Man verstehe das recht: In dem historischen Moment, in welchem dem letzten Menschen aufgeht, dass er, und darüber dürfte wirklich weitgehend Einigkeit herrschen, gerade im Begriffe ist, sich durch die Zerstörung seiner natürlichen Umwelt zu Tode zu konsumieren, soll er ausgerechnet darauf verfallen, sich – superhumanus ex machina! – zum Cyborg aufzurüsten. Und das eigentlich nur, um genauso weiterwirtschaften zu dürfen wie zuvor. Denn an die ideologischen Grundsätze wird hier überhaupt nicht gerührt, wird der Kapitalismus, gleichwohl der uns ja erst in diese kritische Lage gebracht hat, doch kurzerhand als alternativlos ausgewiesen. Wir bemerken also: Demuth enttäuscht leider, zumindest in seiner leicht mechanischen zeitgeschichtlichen Herleitung des transhumanistischen Bedürfnisses, nicht nur als Gegenwartsdiagnostiker, sondern auch, und da muss man gar nicht erst den Vergleich mit Nietzsche bemühen, als Visionär. Und das nicht nur im Großen – der nächste Mensch als bloße Extrapolation des Heute, als einfache Fortsetzung der Gegenwart mit hoch- bzw. humantechnologischen Mitteln, ohne deren systemische Verrücktheit auch nur im Geringsten abschütteln zu wollen –, sondern auch im Kleinen, Konkreten: Der nächste Mensch mag zwar mithilfe von Prothesen, Implantaten etc. seine fleischliche Hinfälligkeit allmählich aufschieben oder überwinden, er mag irgendwann sogar – mit welchem dramaturgischen Kniff gerade die Netflix-Serie Altered Carbon operiert – sein Bewusstsein auszulagern lernen. Aber auch diese Dinge und Tools müssen alle erst einmal hergestellt werden, was bei einer explosionsartig zunehmenden Weltbevölkerung (wir werden schließlich alle unendlich lange leben, während wir uns auch noch fortpflanzen) zu einer ungeheuer beschleunigten materiellen Vernutzung des Planeten führen wird.

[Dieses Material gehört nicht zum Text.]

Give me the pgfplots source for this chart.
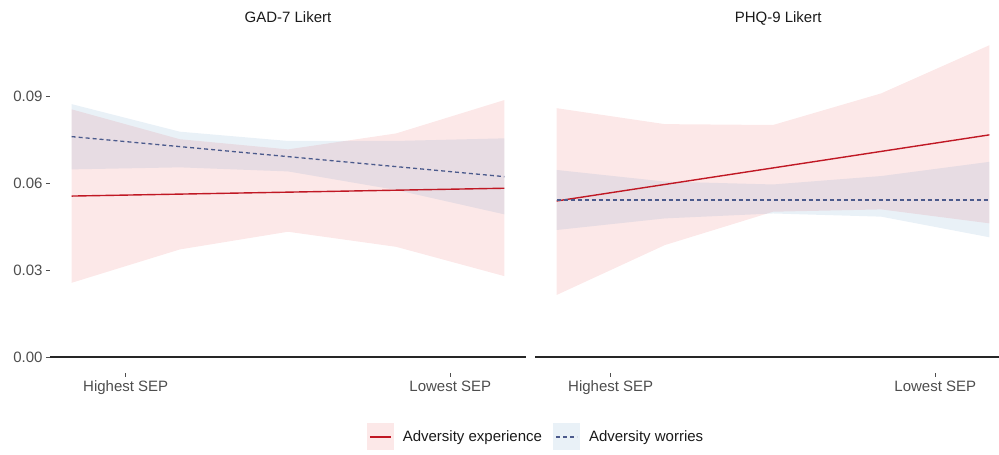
\documentclass[border=0pt]{standalone}
\usepackage{pgfplots}
\pgfplotsset{compat=1.18}
\usepackage{fontspec}
\setmainfont{Liberation Sans}
\definecolor{redline}{RGB}{192,24,36}
\definecolor{blueline}{RGB}{75,90,140}
\definecolor{redfill}{RGB}{228,26,28}
\definecolor{bluefill}{RGB}{55,126,184}
\definecolor{ticklab}{RGB}{77,77,77}
\definecolor{txt}{RGB}{26,26,26}
\pgfplotsset{
  panel/.style={
    anchor=south west, scale only axis, height=344pt,
    xmin=0.8, ymin=-0.0055, ymax=0.1131,
    axis lines*=left, axis line style={draw=none},
    xtick={1.5,4.5}, xticklabels={Highest SEP, Lowest SEP},
    tick align=outside, major tick length=4pt,
    tick style={ticklab, line width=0.8pt},
    ticklabel style={font=\fontsize{15}{18}\selectfont, text=ticklab},
    /pgf/number format/assume math mode=true,
    title style={font=\fontsize{15}{18}\selectfont, text=txt, anchor=base, yshift=0.8pt},
  },
  redrib/.style={fill=redfill, fill opacity=0.1, draw=none, forget plot},
  bluerib/.style={fill=bluefill, fill opacity=0.11, draw=none, forget plot},
  zeroline/.style={color=black!85, line width=1.3pt, forget plot},
  redl/.style={color=redline, line width=1.4pt},
  bluel/.style={color=blueline, line width=1.3pt, dash pattern=on 4pt off 3pt},
  redleg/.style={legend image code/.code={
    \path[fill=redfill, fill opacity=0.1, draw=none] (0pt,-13.5pt) rectangle (27pt,13.5pt);
    \draw[##1] (3pt,0pt) -- (24pt,0pt);}},
  blueleg/.style={legend image code/.code={
    \path[fill=bluefill, fill opacity=0.11, draw=none] (0pt,-13.5pt) rectangle (27pt,13.5pt);
    \draw[##1] (3pt,0pt) -- (24pt,0pt);}},
}
\begin{document}
\begin{tikzpicture}[x=1pt,y=1pt]
\useasboundingbox (0,0) rectangle (999,455);
% ---------------- left panel ----------------
\begin{axis}[panel, at={(50pt,82pt)}, width=476pt, xmax=5.2,
  title={GAD-7 Likert}, title style={at={(0.5,1)}},
  ytick={0,0.03,0.06,0.09}, yticklabels={0.00,0.03,0.06,0.09},
  legend style={at={(1.021,-0.186)}, anchor=center, draw=none, fill=none,
    legend columns=2, font=\fontsize{15}{18}\selectfont, text=txt,
    /tikz/every odd column/.append style={column sep=7pt},
    /tikz/every even column/.append style={column sep=9pt}},
  legend cell align=left]
\addplot[redrib] coordinates {(1,0.0854)(2,0.0751)(3,0.0716)(4,0.0771)(5,0.0886)
  (5,0.0279)(4,0.0380)(3,0.0432)(2,0.0371)(1,0.0256)} -- cycle;
\addplot[bluerib] coordinates {(1,0.0872)(2,0.0777)(3,0.0745)(4,0.0745)(5,0.0754)
  (5,0.0492)(4,0.0576)(3,0.0640)(2,0.0654)(1,0.0647)} -- cycle;
\addplot[zeroline] coordinates {(0.8,0)(5.2,0)};
\addplot[redl, redleg] coordinates {(1,0.0555)(5,0.0582)};
\addlegendentry{Adversity experience}
\addplot[bluel, blueleg] coordinates {(1,0.0760)(5,0.0622)};
\addlegendentry{Adversity worries}
\end{axis}
% ---------------- right panel ----------------
\begin{axis}[panel, at={(535pt,82pt)}, width=464pt, xmax=5.089,
  title={PHQ-9 Likert}, title style={at={(0.524,1)}},
  ytick=\empty]
\addplot[redrib] coordinates {(1,0.0858)(2,0.0803)(3,0.0800)(4,0.0909)(5,0.1075)
  (5,0.0461)(4,0.0509)(3,0.0501)(2,0.0386)(1,0.0214)} -- cycle;
\addplot[bluerib] coordinates {(1,0.0645)(2,0.0605)(3,0.0595)(4,0.0624)(5,0.0673)
  (5,0.0413)(4,0.0484)(3,0.0495)(2,0.0478)(1,0.0438)} -- cycle;
\addplot[zeroline] coordinates {(0.8,0)(5.2,0)};
\addplot[redl] coordinates {(1,0.0538)(5,0.0766)};
\addplot[bluel] coordinates {(1,0.0541)(5,0.0541)};
\end{axis}
\end{tikzpicture}
\end{document}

Könnte es also sein, dass die von Demuth angepriesene Ausflucht in die Technik das Naturproblem gar nicht behebt, sondern im Gegenteil nur noch verschärft? Dazu aber kein Wort von ihm. Allzu bedeckt hält er sich bedauerlicherweise auch dort, wo es darum ginge, seine Beschreibungen der aktuellen Entwicklungen und Errungenschaften im Bereich der Technowissenschaften, den viele vermutlich doch als eher hermetisch empfinden, mit prägnanten Beispielen zu unterfüttern, was es den LeserInnen beträchtlich erleichtert würde, die von ihm gewiesene Richtung nachvollziehen zu können. So aber, das heißt oftmals zu einer Sache des Glaubens statt des Wissens geworden, suggeriert der Text durchaus eine gewisse Zwangsläufigkeit und Unausweichlichkeit des weiteren historischen Verlaufs, die einem Propheten des Posthumanismus zwar ohne Weiteres gefallen mögen, die aber leider keinen Raum dafür lassen, in Phänomenen wie dem um sich greifenden Gesundheits-, Fitness- und Ernährungsregime etwas anderes als einen Vorboten einer technisch perfektionierten Selbstoptimierung zu sehen. Nicht jeder Freak muss nämlich gleich zum Cyborg mutieren wollen.